HC Deb 13 April 1967 vol 744 cc1345-6
7. Mr. Elystan Morgan

asked the Secretary of State for Wales if he will request the Welsh Economic Council to make a study of the effects of Selective Employment Tax on areas in Wales where only a low proportion of the insured population is engaged in manufacturing industry and a very high proportion thereof in service industry.

Mrs. White

My right hon. Friend has already asked the Council for its comments on the proposal for a regional employment premium. In considering this matter, the Council will no doubt take account of the relatively low proportion of the insured population engaged in manufacturing industry in certain areas in Wales.

Mr. Morgan

I thank my hon. Friend for that encouraging reply. Will she accept from me that there is deep feeling in Mid-Wales that the disproportion of manufacturing industry to service occupations is such as to constitute in Mid-Wales special problems in this respect?

Mrs. White

We fully appreciate, as was made plain in the Green Paper, that there are areas which have special needs and which will not be helped very much by the proposals in that paper.
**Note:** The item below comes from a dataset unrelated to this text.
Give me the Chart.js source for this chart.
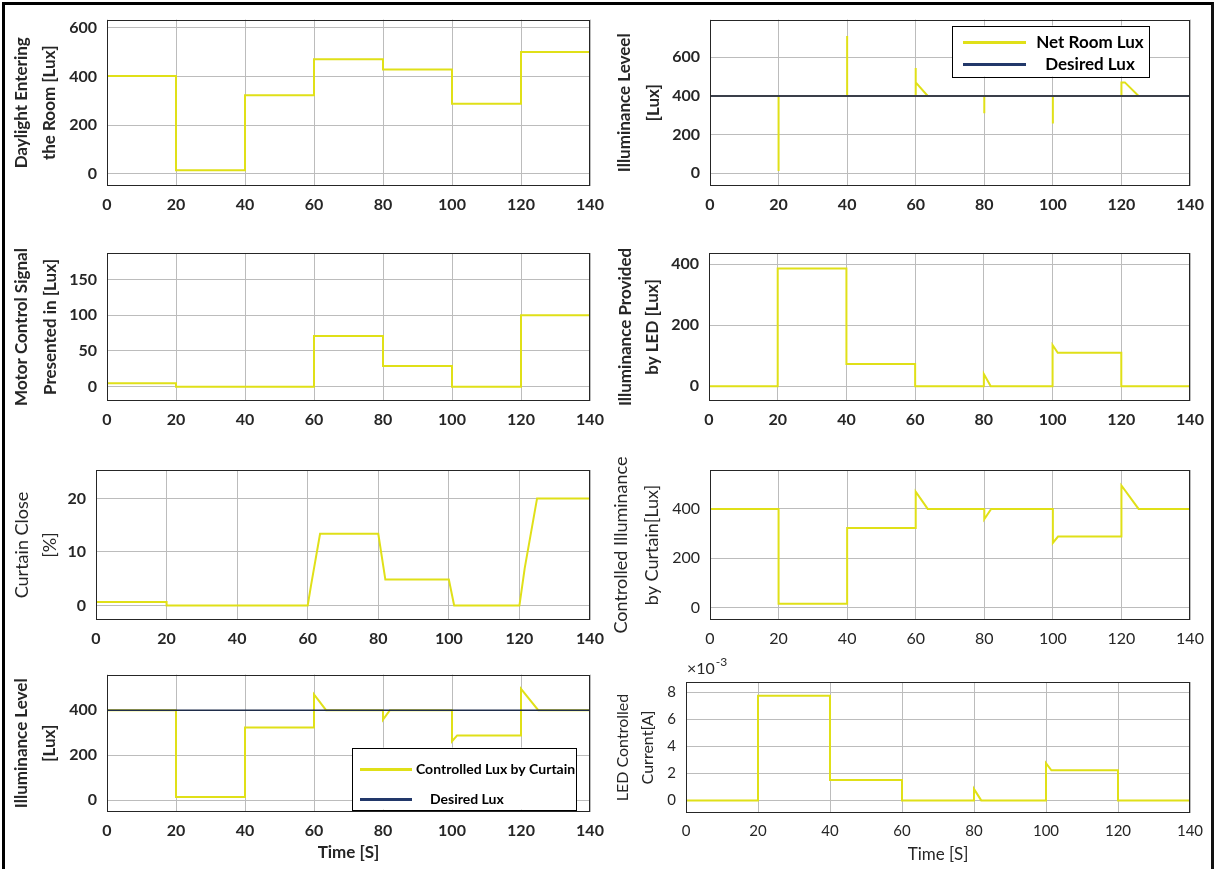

If my hon. Friend will examine the relevant paragraphs of the Report, he will see the references I have mentioned.

Mr. Birch

Does the hon. Lady realise that the implementation of the Green Paper will be extremely damaging to her constituency and to mine, because the effect of it is to do nothing for service industries and to prejudice manufacturing industries in that area?

Mrs. White

I remind the right hon. Gentleman that Flintshire has the lowest rate of unemployment in Wales and one of the lowest in the United Kingdom. I am speaking for my constituency and I would not presume to speak for his. The Government are, therefore, much more concerned with the areas mentioned by my hon. Friend the Member for Cardigan (Mr. Elystan Morgan), where there are certainly very great difficulties.

Mr. Gibson-Watt

Does the right hon. Lady really realise that both answers she has given are entirely unsatisfactory and that, in future, this question should not be referred to the Welsh Economic Council but that the Secretary of State should be spending his labours on impressing the Chancellor of the Exchequer? He has had 12 months to do it. What has been the result?

Mrs. White

One of the results has been the Green Paper, after all.